As an original signatory to the American College and University Presidents Climate Commitment (ACUPCC) in 2007, CU formed the Carbon Neutrality Working Group and charged this group with analyzing and projecting a date by which the campus could attain carbon neutrality. After two years of dilligent work, the group develped the Conceptual Plan for Carbon Neutrality in which they recommend short-term and long-term approaches to reduce the campus carbon footprint.
You can read the full plan here. Below are the highlights:
- 20% reduction in greehouse gaseses by 2020 through conservation and cogeneration use
- 50% reduction by 2050 through the use of large scale renewables
- 80% reduction by 2080 using innovative technologies
Here is just a sample of what CU is doing:
- CU has a zero-waste goal, meaning that not even 1% of the material we use would end up in the dump! We're at 30% right now, which, when compared with other universities of our size is really good. Reduced waste equals reduced methane emissions from landfills.

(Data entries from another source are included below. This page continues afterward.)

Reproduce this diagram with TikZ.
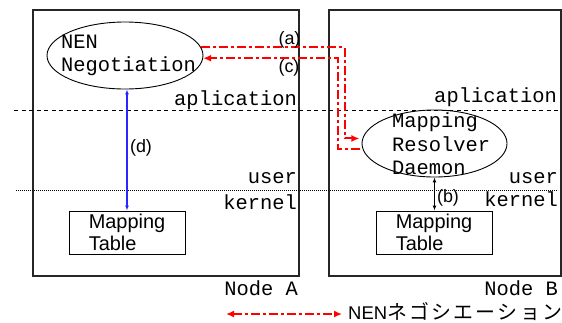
\documentclass[tikz,border=0pt]{standalone}
\usepackage{fontspec}
\setmainfont{Liberation Sans}
\setmonofont{Liberation Mono}
\newfontfamily\jpfont{Noto Sans CJK JP}[LetterSpace=12]
\usetikzlibrary{arrows.meta,shapes.geometric}

\definecolor{negred}{RGB}{255,0,0}
\definecolor{ctlblue}{RGB}{40,40,255}

\begin{document}
\begin{tikzpicture}[x=1bp,y=-1bp,
  hostbox/.style={draw=black!85, line width=1.2bp, inner sep=0},
  proc/.style={draw, ellipse, line width=0.9bp, inner sep=0},
  proctext/.style={font=\fontsize{20.5}{#1}\selectfont\ttfamily, align=left, inner sep=0, anchor=west},
  tablebox/.style={draw, line width=1bp, minimum width=116bp, minimum height=43bp,
    inner sep=0, align=left, font=\fontsize{20}{22}\selectfont},
  layerlabel/.style={font=\fontsize{20.5}{24}\selectfont\ttfamily, inner sep=0, anchor=base east},
  steplabel/.style={font=\fontsize{18}{20}\selectfont, inner sep=0},
  layerdash/.style={line width=0.8bp, dash pattern=on 4bp off 3.5bp},
  layerdot/.style={line width=0.8bp, dash pattern=on 1bp off 1bp},
  negline/.style={draw=negred, line width=2bp,
    dash pattern=on 9bp off 3bp on 3bp off 3bp},
  negtip/.style={-{Latex[length=8bp,width=7bp]}},
  ctlarrow/.style={line width=1.1bp, {Latex[length=5bp,width=4bp]}-{Latex[length=5bp,width=4bp]}}
]
\useasboundingbox (0,0) rectangle (562,322);

% hosts
\node[hostbox, minimum width=266bp, minimum height=266bp] (hostA) at (166,143) {};
\node[hostbox, minimum width=232bp, minimum height=266bp] (hostB) at (445,143) {};

% layer boundaries
\draw[layerdash] (14,110) -- (558,110);
\draw[layerdot] (16,190) -- (558,190);

% layer names
\node[layerlabel] (appA) at (297,105.5) {aplication};
\node[layerlabel] (appB) at (557,102) {aplication};
\node[layerlabel] (userA) at (297,183.3) {user};
\node[layerlabel] (kernA) at (297,209.3) {kernel};
\node[layerlabel] (userB) at (558,183.3) {user};
\node[layerlabel] (kernB) at (558,206.5) {kernel};
\node[layerlabel] (nameA) at (298,295) {Node A};
\node[layerlabel] (nameB) at (558,295) {Node B};

% processes
\node[proc, minimum width=156bp, minimum height=67bp] (nen) at (125,55.5) {};
\node[proctext=23bp] (nentext) at (61,55.2) {NEN\\Negotiation};
\node[proc, minimum width=145bp, minimum height=67bp] (res) at (434.5,143.5) {};
\node[proctext=23.5bp] (restext) at (392,143.8) {Mapping\\Resolver\\Daemon};

% kernel tables
\node[tablebox] (tabA) at (127,232.5) {Mapping\\Table};
\node[tablebox] (tabB) at (434,232.5) {Mapping\\Table};

% negotiation messages
\coordinate (aBend) at (345,0);
\coordinate (cBend) at (338,0);
\draw[negline, negtip, shorten >=3bp] (nen.6) -| (aBend |- res.176) -- (res.176);
\draw[negline, negtip, shorten <=2bp] (res.184) -| (cBend |- nen.-2) -- (nen.-2);
\node[steplabel] (lblA) at (289.5,39.5) {(a)};
\node[steplabel] (lblC) at (289,67.5) {(c)};

% local control paths
\draw[ctlarrow, ctlblue] (tabA.north |- nen.south) -- (tabA.north);
\node[steplabel] (lblD) at (141,147.7) {(d)};
\draw[ctlarrow] (res.south) -- (res.south |- tabB.north);
\node[steplabel] (lblB) at (448,197.5) {(b)};

% legend
\coordinate (legL) at (226,314);
\coordinate (legR) at (342,314);
\draw[negline, {Latex[length=8bp,width=7bp]}-{Latex[length=8bp,width=7bp]}] (legL) -- (legR);
\node[inner sep=0, anchor=base west, font=\fontsize{18.5}{20}\selectfont] (legend) at (348,319.5)
  {NEN{\fontsize{20}{22}\jpfont ネゴシエーション}};
\end{tikzpicture}
\end{document}
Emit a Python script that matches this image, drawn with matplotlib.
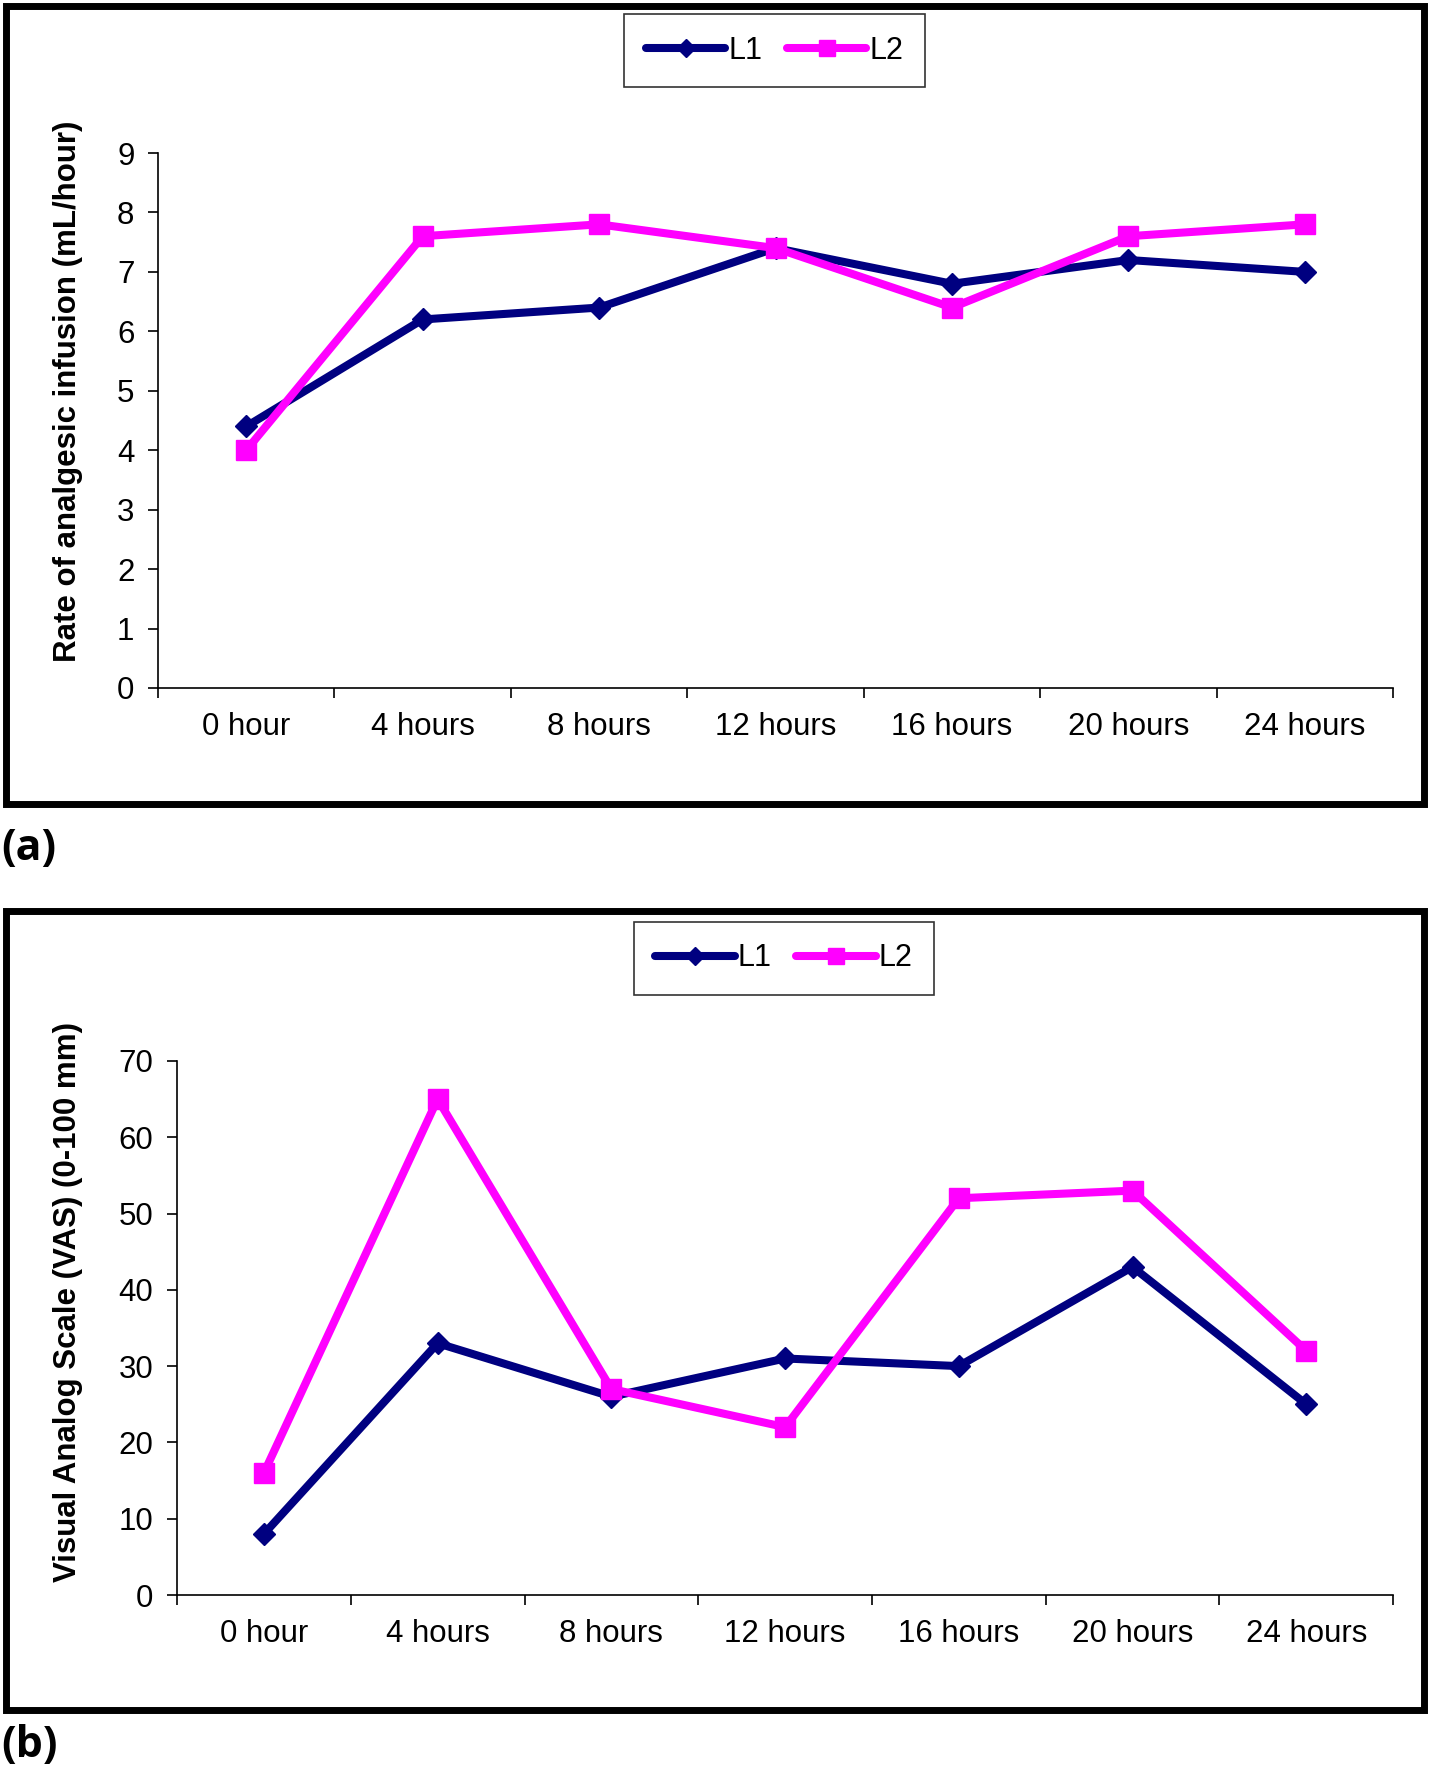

- CU offers an Eco Pass to all students, staff and faculty, allowing them to ride the bus and light rail for free, which reduces our emissions from single-passenger commutes. And saves our students the need to have a car, pay for parking, pay for insurance, etc.
- CU buses are powered by biodiesel to keep our Colorado air as clean as possible.
- CU produces approximately 1.5MWh of energy from its solar panels. Most are located on flat roofs where they can't bee seen from the ground, but are generating more energy on sunny days. Find out more about the renewables at CU here.
- CU offsets its energy use by purchasing 5% of it's electricity use from wind power sources.
- CUSG purchases carbon offsets to neutralize the impact of emissions for the two student-government-owned buildings - UMC and the Rec Center.
- All new buildings are built to LEED (Leadership in Energy and Environmental Design) standards, gold or platinum.
- All dining halls and kitchens on campus compost pre-consumer waste and many compost post-consumer waste, reducing methane gas released from slow decomposition of organic materials in landfills.
- Irrigation of CU Boulder lawns comes from ditch water, reducing the energy needed to clean potable water.
- Most buildings on campus are cooled using chilled water, which uses less energy than air conditioning.
- Lighting upgrades throughout campus have resulted in decreased electricity needed to light rooms.
- Our students are highly involved in environmental causes and are working together to find solutions, both personally and globally, to the causes of climate change.